_PROVIDED MATERIAL_

····················

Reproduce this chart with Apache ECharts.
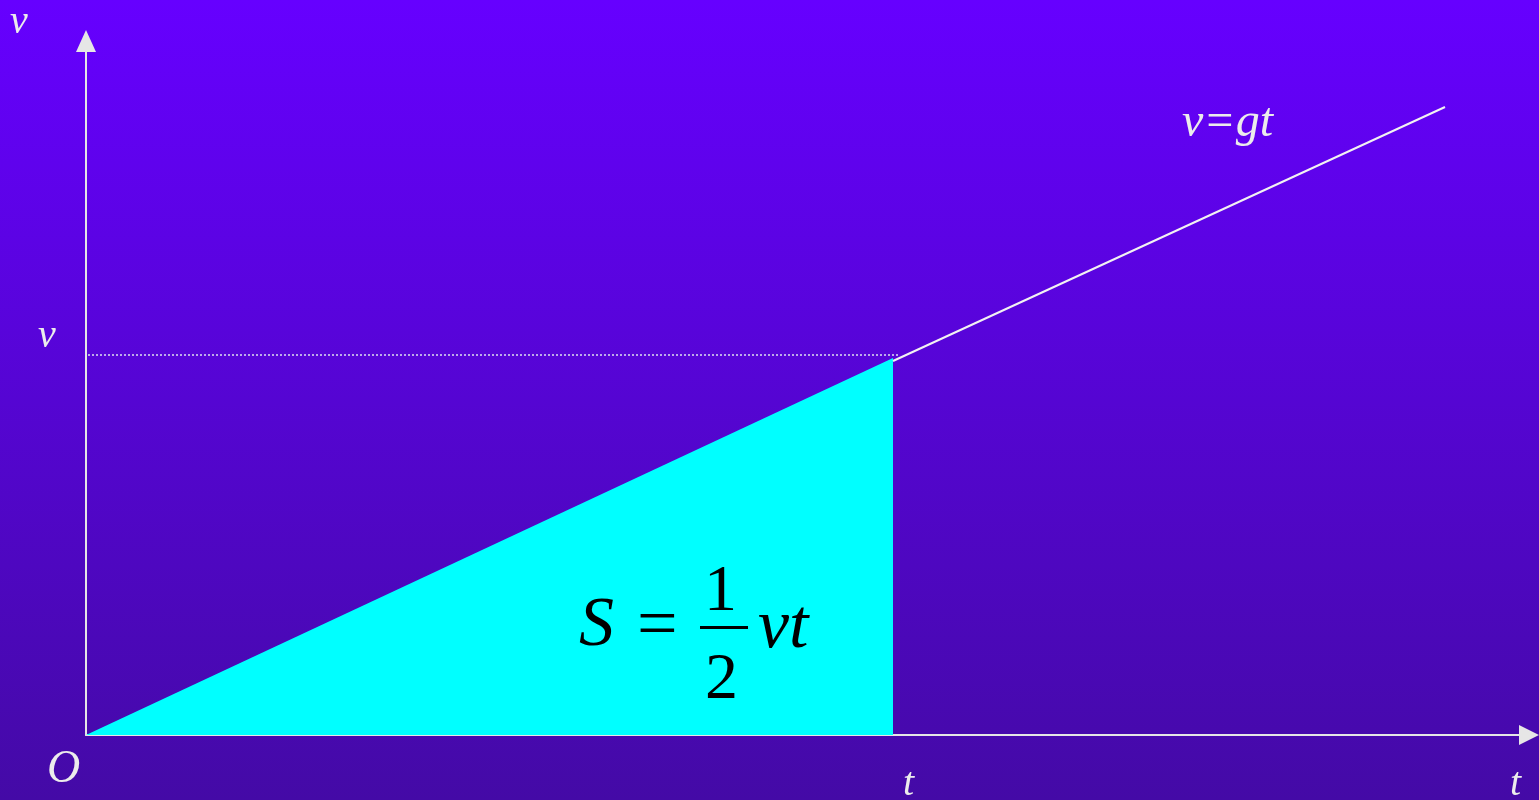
<!DOCTYPE html>
<html>
<head>
<meta charset="utf-8">
<script src="https://cdn.jsdelivr.net/npm/echarts@6/dist/echarts.min.js"></script>
<style>
html, body { margin: 0; padding: 0; }
#main { width: 1539px; height: 800px; }
</style>
</head>
<body>
<div id="main"></div>
<script>
// 时间 t 与速度 v (1 单位 = 100px)
var areaT = [0, 8.07];
var areaV = [0, 3.77];
var lineT = [8.07, 13.59];
var lineV = [3.74, 6.28];
var dotT = [-0.06, 8.14];
var dotV = [3.80, 3.80];

function pairs(xs, ys) {
    var out = [];
    for (var i = 0; i < xs.length; i++) {
        out.push([xs[i], ys[i]]);
    }
    return out;
}

var textColor = '#ececec';
var serif = '"Liberation Serif", "DejaVu Serif", serif';

var myChart = echarts.init(document.getElementById('main'));
var option = {
    animation: false,
    backgroundColor: {
        type: 'linear', x: 0, y: 0, x2: 0, y2: 1,
        colorStops: [
            { offset: 0, color: '#6600ff' },
            { offset: 1, color: '#440aa6' }
        ]
    },
    grid: { left: 86, right: 10, top: 41, bottom: 65 },
    xAxis: {
        type: 'value', min: 0, max: 14.43,
        axisLine: {
            onZero: true,
            symbol: ['none', 'triangle'],
            symbolSize: [20, 20],
            lineStyle: { color: '#e6e6e6', width: 2 }
        },
        axisTick: { show: false },
        axisLabel: { show: false },
        splitLine: { show: false }
    },
    yAxis: {
        type: 'value', min: 0, max: 6.94,
        axisLine: {
            show: true,
            onZero: true,
            symbol: ['none', 'triangle'],
            symbolSize: [20, 22],
            lineStyle: { color: '#e6e6e6', width: 2 }
        },
        axisTick: { show: false },
        axisLabel: { show: false },
        splitLine: { show: false }
    },
    series: [
        {
            type: 'line',
            data: pairs(areaT, areaV),
            showSymbol: false,
            lineStyle: { width: 0 },
            areaStyle: { color: '#00ffff', opacity: 1 },
            z: 2
        },
        {
            type: 'line',
            data: pairs(lineT, lineV),
            showSymbol: false,
            lineStyle: { color: '#f2f2f2', width: 2 },
            z: 3
        },
        {
            type: 'line',
            data: pairs(dotT, dotV),
            showSymbol: false,
            clip: false,
            lineStyle: { color: '#e0e0f0', width: 1.5, type: [2, 2] },
            z: 3
        }
    ],
    graphic: [
        { type: 'text', z: 10, left: 10, top: 2, style: { text: 'v', fill: textColor, font: 'italic 40px ' + serif } },
        { type: 'text', z: 10, left: 38, top: 316, style: { text: 'v', fill: textColor, font: 'italic 40px ' + serif } },
        { type: 'text', z: 10, left: 47, top: 747, style: { text: 'O', fill: textColor, font: 'italic 46px ' + serif } },
        { type: 'text', z: 10, left: 903, top: 764, style: { text: 't', fill: textColor, font: 'italic 40px ' + serif } },
        { type: 'text', z: 10, left: 1510, top: 764, style: { text: 't', fill: textColor, font: 'italic 40px ' + serif } },
        { type: 'text', z: 10, left: 1182, top: 99, style: { text: 'v=gt', fill: textColor, font: 'italic 48px ' + serif } },
        // S = 1/2 vt
        { type: 'text', z: 10, left: 579, top: 592, style: { text: 'S', fill: '#000', font: 'italic 70px ' + serif } },
        { type: 'text', z: 10, left: 637, top: 592, style: { text: '=', fill: '#000', font: '72px ' + serif } },
        { type: 'text', z: 10, left: 704, top: 560, style: { text: '1', fill: '#000', font: '66px ' + serif } },
        { type: 'rect', z: 10, shape: { x: 700, y: 626, width: 48, height: 3 }, style: { fill: '#000' } },
        { type: 'text', z: 10, left: 705, top: 648, style: { text: '2', fill: '#000', font: '66px ' + serif } },
        { type: 'text', z: 10, left: 758, top: 594, style: { text: 'vt', fill: '#000', font: 'italic 70px ' + serif } }
    ]
};
myChart.setOption(option);
</script>
</body>
</html>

····················

_JOB_
Leaving the pictures aside, transcribe the entire listing exactly.

_FINISHED ANSWER_
Reproduce this chart with Apache ECharts.
<!DOCTYPE html>
<html>
<head>
<meta charset="utf-8">
<script src="https://cdn.jsdelivr.net/npm/echarts@6/dist/echarts.min.js"></script>
<style>
html, body { margin: 0; padding: 0; }
#main { width: 1539px; height: 800px; }
</style>
</head>
<body>
<div id="main"></div>
<script>
// 时间 t 与速度 v (1 单位 = 100px)
var areaT = [0, 8.07];
var areaV = [0, 3.77];
var lineT = [8.07, 13.59];
var lineV = [3.74, 6.28];
var dotT = [-0.06, 8.14];
var dotV = [3.80, 3.80];

function pairs(xs, ys) {
    var out = [];
    for (var i = 0; i < xs.length; i++) {
        out.push([xs[i], ys[i]]);
    }
    return out;
}

var textColor = '#ececec';
var serif = '"Liberation Serif", "DejaVu Serif", serif';

var myChart = echarts.init(document.getElementById('main'));
var option = {
    animation: false,
    backgroundColor: {
        type: 'linear', x: 0, y: 0, x2: 0, y2: 1,
        colorStops: [
            { offset: 0, color: '#6600ff' },
            { offset: 1, color: '#440aa6' }
        ]
    },
    grid: { left: 86, right: 10, top: 41, bottom: 65 },
    xAxis: {
        type: 'value', min: 0, max: 14.43,
        axisLine: {
            onZero: true,
            symbol: ['none', 'triangle'],
            symbolSize: [20, 20],
            lineStyle: { color: '#e6e6e6', width: 2 }
        },
        axisTick: { show: false },
        axisLabel: { show: false },
        splitLine: { show: false }
    },
    yAxis: {
        type: 'value', min: 0, max: 6.94,
        axisLine: {
            show: true,
            onZero: true,
            symbol: ['none', 'triangle'],
            symbolSize: [20, 22],
            lineStyle: { color: '#e6e6e6', width: 2 }
        },
        axisTick: { show: false },
        axisLabel: { show: false },
        splitLine: { show: false }
    },
    series: [
        {
            type: 'line',
            data: pairs(areaT, areaV),
            showSymbol: false,
            lineStyle: { width: 0 },
            areaStyle: { color: '#00ffff', opacity: 1 },
            z: 2
        },
        {
            type: 'line',
            data: pairs(lineT, lineV),
            showSymbol: false,
            lineStyle: { color: '#f2f2f2', width: 2 },
            z: 3
        },
        {
            type: 'line',
            data: pairs(dotT, dotV),
            showSymbol: false,
            clip: false,
            lineStyle: { color: '#e0e0f0', width: 1.5, type: [2, 2] },
            z: 3
        }
    ],
    graphic: [
        { type: 'text', z: 10, left: 10, top: 2, style: { text: 'v', fill: textColor, font: 'italic 40px ' + serif } },
        { type: 'text', z: 10, left: 38, top: 316, style: { text: 'v', fill: textColor, font: 'italic 40px ' + serif } },
        { type: 'text', z: 10, left: 47, top: 747, style: { text: 'O', fill: textColor, font: 'italic 46px ' + serif } },
        { type: 'text', z: 10, left: 903, top: 764, style: { text: 't', fill: textColor, font: 'italic 40px ' + serif } },
        { type: 'text', z: 10, left: 1510, top: 764, style: { text: 't', fill: textColor, font: 'italic 40px ' + serif } },
        { type: 'text', z: 10, left: 1182, top: 99, style: { text: 'v=gt', fill: textColor, font: 'italic 48px ' + serif } },
        // S = 1/2 vt
        { type: 'text', z: 10, left: 579, top: 592, style: { text: 'S', fill: '#000', font: 'italic 70px ' + serif } },
        { type: 'text', z: 10, left: 637, top: 592, style: { text: '=', fill: '#000', font: '72px ' + serif } },
        { type: 'text', z: 10, left: 704, top: 560, style: { text: '1', fill: '#000', font: '66px ' + serif } },
        { type: 'rect', z: 10, shape: { x: 700, y: 626, width: 48, height: 3 }, style: { fill: '#000' } },
        { type: 'text', z: 10, left: 705, top: 648, style: { text: '2', fill: '#000', font: '66px ' + serif } },
        { type: 'text', z: 10, left: 758, top: 594, style: { text: 'vt', fill: '#000', font: 'italic 70px ' + serif } }
    ]
};
myChart.setOption(option);
</script>
</body>
</html>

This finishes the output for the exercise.